IngestionJobSpec: includeFileNamePattern with Regex does not work as documented
#10611 opened on Apr 14, 2023
Description
According to the docs, includeFileNamePattern and excludeFileNamePattern are documented like:
Only Files matching this pattern will be included from inputDirURI. Both glob and regex patterns are supported. Examples: Use 'glob:.avro'or 'regex:^..(avro)$' to include all avro files one level deep in the inputDirURI. Alternatively, use 'glob:*/.avro' to include all the avro files in inputDirURI as well as its subdirectories - bear in mind that, with this approach, the pattern needs to match the absolute path. You can use Glob tool or Regex Tool to test out your patterns.
A few issues here:
1️⃣ The example of regex:^..(avro)$ does not actually work. When running a job with this pattern, you'll get an error like this
Caused by: groovy.lang.GroovyRuntimeException: Failed to parse template script (your template may contain an error or be trying to use expressions not currently supported): startup failed:
SimpleTemplateScript1.groovy: 1: illegal string body character after dollar sign;
solution: either escape a literal dollar sign "\$5" or bracket the value expression "${5}" @ line 1, column 10.
out.print("""
^
1 error
I'm assuming this because of the templating that was introduced in #5341 (also not documented) , but job spec's appear to have special handling for both $, which needs to be escaped: \$, and backslashes which are automatically escaped to \\
2️⃣ Related to the above, it's not clear how someone would write a single backslash character in their regex. For example, I think this is an impossible regex to use .*\.parquet$ because it's not clear how to get the single backslash character. \ turns into \\ and \\ stays as \\.

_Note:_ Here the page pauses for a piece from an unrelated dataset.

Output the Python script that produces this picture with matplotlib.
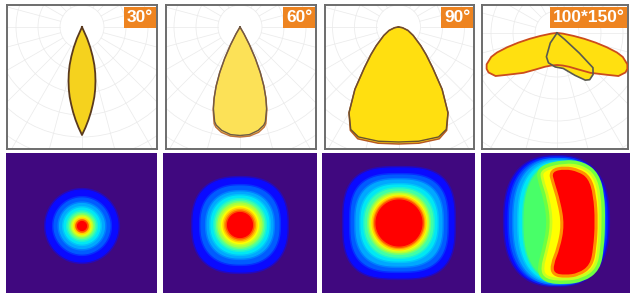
import numpy as np
import matplotlib
matplotlib.use("Agg")
import matplotlib.pyplot as plt
from matplotlib.patches import Circle, Polygon, PathPatch
from matplotlib.path import Path

plt.rcParams['font.family'] = ['Liberation Sans', 'DejaVu Sans']

beam_labels = ['30°', '60°', '90°', '100*150°']

# polar intensity curves: angle from nadir (deg) -> radius in drawing px
c1_angles = [0, 2, 4, 6, 8, 10, 12, 14, 16, 18, 20, 22, 24, 26]
c1_r = [108, 100.5, 93, 85.5, 78, 71, 63.5, 55.7, 48, 40, 31, 22, 12.5, 0]

c2_angles = [0, 5, 10, 13.6, 15, 18, 20, 22, 24, 26, 28, 30, 32]
c2_r_a = [110, 109.5, 107, 103, 100, 87, 76, 64, 50, 35, 20, 8, 0]
c2_r_b = [108.5, 108, 105, 101, 98, 86, 75.5, 63.5, 50, 35, 20, 8, 0]

c3_angles = [0, 10, 20, 25, 30, 35, 40, 45, 50, 60, 70, 80, 90]
c3_r_a = [117, 118, 119, 114, 99, 76, 53, 39, 29, 17, 10, 4, 0]
c3_r_b = [115, 116, 117, 113, 99, 76, 53, 39, 29, 17, 10, 4, 0]

c4_angles = [0, 10, 20, 30, 40, 50, 55, 60, 63, 66, 70, 72, 74, 76, 78, 80, 84, 88, 90]
c4_r_c0 = [32, 33, 36, 42, 52, 65, 75, 79, 79, 77, 70, 63, 52, 40, 28, 17, 6, 1, 0]
# C90 plane, signed angles (lobe leans to the right)
c4_angles_c90 = [-40, -34, -24, -16, -3, 10, 23, 31, 35, 41, 46, 48, 50, 52]
c4_r_c90 = [0, 12, 26, 31, 34, 36, 46, 55, 57, 55, 50, 30, 10, 0]

# illuminance bands, outer -> inner
band_colors = ['#0a0aff', '#005cff', '#00a8ff', '#00e8f4', '#40ffa8',
               '#a8ff40', '#ffff00', '#ff9a00', '#ff0000']
spot1_radii = [36, 28, 22.5, 18, 14, 11, 8.5, 6.5, 4.5]
spot2_radii = [47, 39, 33, 29, 25, 22, 18.5, 15.5, 12.5]
spot3_radii = [55, 48, 43, 38, 34, 30, 27.5, 25.5, 23]
spot1_square = [2.0, 2.0, 2.0, 2.0, 2.0, 2.0, 2.0, 2.0, 2.0]
spot2_square = [2.5, 2.4, 2.3, 2.2, 2.1, 2.0, 2.0, 2.0, 2.0]
spot3_square = [3.0, 2.9, 2.7, 2.5, 2.3, 2.2, 2.1, 2.0, 2.0]

# 100*150 spot: outer rings (left, right, top, bottom) and inner outlines
ring_colors = ['#0a0aff', '#005cff', '#00a8ff', '#00e8f4', '#48ff68']
ring_left = [-50, -45.5, -41, -36, -31]
ring_right = [53, 50.5, 48, 46.5, 45.5]
ring_top = [66, 64.5, 63, 61, 59]
ring_bottom = [-62, -61, -60, -58.5, -57]
yellow_outline = [(-11.7, 52), (10, 57.3), (26.7, 55.3), (38.3, 46.3), (43.3, 28),
                  (44, 1.3), (42.7, -25.3), (39.3, -43.7), (26.7, -52.7), (10, -55.3),
                  (-8.3, -53.7), (-11.7, -45.3), (-7, -28.7), (-1.5, -2), (-5, 24.7),
                  (-11.7, 44.7)]
red_outline = [(-3.3, 51.3), (10, 54), (23.3, 51.3), (33.3, 44.7), (38.3, 28),
               (40, 1.3), (38.3, -25.3), (35, -42), (23.3, -50.3), (10, -52),
               (-0.7, -50.3), (-1.7, -42), (5, -25.3), (9.5, -2), (5.5, 21.3),
               (-0.7, 41.3)]

W, H = 630, 293
fig = plt.figure(figsize=(W / 100, H / 100), dpi=100)
fig.patch.set_facecolor('white')


def px_axes(left, top, width, height):
    return fig.add_axes([left / W, 1 - (top + height) / H, width / W, height / H])


def lobe_xy(angles, radii, mirror=True):
    a = np.radians(angles)
    r = np.asarray(radii, float)
    if mirror:
        a = np.concatenate([-a[::-1], a[1:]])
        r = np.concatenate([r[::-1], r[1:]])
    return r * np.sin(a), -r * np.cos(a)


def blob(cx, cy, hx, hy, n, num=160):
    t = np.linspace(0, 2 * np.pi, num)
    c, s = np.cos(t), np.sin(t)
    x = cx + hx * np.sign(c) * np.abs(c) ** (2 / n)
    y = cy + hy * np.sign(s) * np.abs(s) ** (2 / n)
    return np.column_stack([x, y])


def smooth_patch(pts, **kw):
    pts = np.asarray(pts, float)
    mids = (pts + np.roll(pts, -1, axis=0)) / 2
    verts = [mids[-1]]
    codes = [Path.MOVETO]
    for p, m in zip(pts, mids):
        verts += [p, m]
        codes += [Path.CURVE3, Path.CURVE3]
    verts.append(mids[-1])
    codes.append(Path.CLOSEPOLY)
    return PathPatch(Path(verts, codes), **kw)


def soft_band(ax, verts, col):
    # soft outer rim, then the solid band
    ax.add_patch(Polygon(verts, closed=True, fc='none', ec=col, lw=3.0, alpha=0.45))
    ax.add_patch(Polygon(verts, closed=True, fc=col, ec=col, lw=0.8))


# ---- top row: polar diagrams ----
top_left = [7, 166, 325, 482]
top_width = [150, 150, 149, 146]
src_x = [82, 240, 398.5, 557]
src_y = [27, 27, 27, 33]
box_top, box_h = 5, 144

polar_axes = []
for i in range(4):
    ax = px_axes(top_left[i], box_top, top_width[i], box_h)
    ax.set_xlim(top_left[i] - src_x[i], top_left[i] + top_width[i] - src_x[i])
    ax.set_ylim(-(box_top + box_h - src_y[i]), src_y[i] - box_top)
    ax.set_xticks([])
    ax.set_yticks([])
    for sp in ax.spines.values():
        sp.set_color('#6c6c6c')
        sp.set_linewidth(1.4)
    for rad in range(22, 200, 22):
        ax.add_patch(Circle((0, 0), rad, fill=False, ec='#ebebeb', lw=0.55, zorder=1))
    for a in np.radians(np.arange(0, 360, 15)):
        ax.plot([22 * np.sin(a), 220 * np.sin(a)], [22 * np.cos(a), 220 * np.cos(a)],
                color='#ebebeb', lw=0.55, zorder=1)
    ax.annotate(beam_labels[i], xy=(1, 1), xycoords='axes fraction',
                xytext=(-2.6, -3.4), textcoords='offset points',
                ha='right', va='top', color='white', fontsize=12.5, fontweight='bold',
                bbox=dict(boxstyle='square,pad=0.16', fc='#ee8420', ec='none'), zorder=5)
    polar_axes.append(ax)


def closed_line(ax, x, y, color, lw):
    ax.plot(np.append(x, x[0]), np.append(y, y[0]), color=color, lw=lw, zorder=3)


ax = polar_axes[0]
x, y = lobe_xy(c1_angles, c1_r)
ax.fill(x, y, color='#f5d21e', zorder=2, lw=0)
closed_line(ax, x, y, '#5a3a1e', 1.3)

ax = polar_axes[1]
xa, ya = lobe_xy(c2_angles, c2_r_a)
xb, yb = lobe_xy(c2_angles, c2_r_b)
ax.fill(xa, ya, color='#fce157', zorder=2, lw=0)
closed_line(ax, xa, ya, '#c0703a', 1.0)
closed_line(ax, xb, yb, '#6e5a46', 1.0)

ax = polar_axes[2]
xa, ya = lobe_xy(c3_angles, c3_r_a)
xb, yb = lobe_xy(c3_angles, c3_r_b)
ax.fill(xa, ya, color='#ffdf10', zorder=2, lw=0)
closed_line(ax, xa, ya, '#b85a22', 1.1)
closed_line(ax, xb, yb, '#6a5030', 1.0)

ax = polar_axes[3]
xa, ya = lobe_xy(c4_angles, c4_r_c0)
xb, yb = lobe_xy(c4_angles_c90, c4_r_c90, mirror=False)
ax.fill(xa, ya, color='#ffe010', zorder=2, lw=0)
ax.fill(xb, yb, color='#ffe010', zorder=2, lw=0)
closed_line(ax, xa, ya, '#cc4c1c', 1.3)
closed_line(ax, xb, yb, '#5a5a50', 1.2)

# ---- bottom row: illuminance maps ----
bot_left = [6, 163, 322, 481]
bot_width = [151, 154, 153, 149]
spot_x = [82, 240, 399, 555]
spot_y = [226, 225, 223, 223]
bot_top, bot_h = 153, 140

heat_axes = []
for i in range(4):
    ax = px_axes(bot_left[i], bot_top, bot_width[i], bot_h)
    ax.set_xlim(bot_left[i] - spot_x[i], bot_left[i] + bot_width[i] - spot_x[i])
    ax.set_ylim(-(bot_top + bot_h - spot_y[i]), spot_y[i] - bot_top)
    ax.set_facecolor('#40087f')
    ax.set_xticks([])
    ax.set_yticks([])
    for sp in ax.spines.values():
        sp.set_visible(False)
    heat_axes.append(ax)

for ax, radii, square in zip(heat_axes[:3], [spot1_radii, spot2_radii, spot3_radii],
                             [spot1_square, spot2_square, spot3_square]):
    for rad, n, col in zip(radii, square, band_colors):
        soft_band(ax, blob(0, 0, rad, rad, n), col)

ax = heat_axes[3]
for col, l, r, t, b in zip(ring_colors, ring_left, ring_right, ring_top, ring_bottom):
    soft_band(ax, blob((l + r) / 2, (t + b) / 2, (r - l) / 2, (t - b) / 2, 2.5), col)
ax.add_patch(smooth_patch(yellow_outline, fc='#70ff40', ec='#70ff40', lw=9, joinstyle='round'))
ax.add_patch(smooth_patch(yellow_outline, fc='#c8ff20', ec='#c8ff20', lw=4, joinstyle='round'))
ax.add_patch(smooth_patch(yellow_outline, fc='#ffff00', ec='none'))
ax.add_patch(smooth_patch(red_outline, fc='#ff9000', ec='#ff9000', lw=4.5, joinstyle='round'))
ax.add_patch(smooth_patch(red_outline, fc='#ff0000', ec='none'))

fig.savefig('out.png', dpi=100)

This issue can be worked around by using character classes and writing .*[.]parquet$, but it feels wrong.
3️⃣ What flavor of regex is actually being used here? regextester.com linked in the documentation only supports PCRE and Javascript regex. However, I suspect this really java regex, which has different syntax. Given the code uses PathMatcher, it's java regex. Pinot should link to a regex tester that will be accurate
4️⃣ Can you provide some examples of the absolute path I should be matching to? I've submitted an ingestion job spec that has includeFileNamePattern: regex:^s3://redactedCompanyName/metrics_rollup_dev/redactedTableName/v/4/ds=(2023-03-02)/.*[.]parquet$
I have an s3 file with the following name at the path:
s3://redactedCompanyName/metrics_rollup_dev/redactedTableName/v/4/ds=2023-03-02/part-00000-d60ed2b8-30cd-4e7c-82e0-309f854991f5.c000.gz.parquet
According to regex101.com, this is a match using Java8 syntax: https://regex101.com/r/9ZKOhm/1
It's unclear to me what I'm doing wrong that's causing this pattern to not match.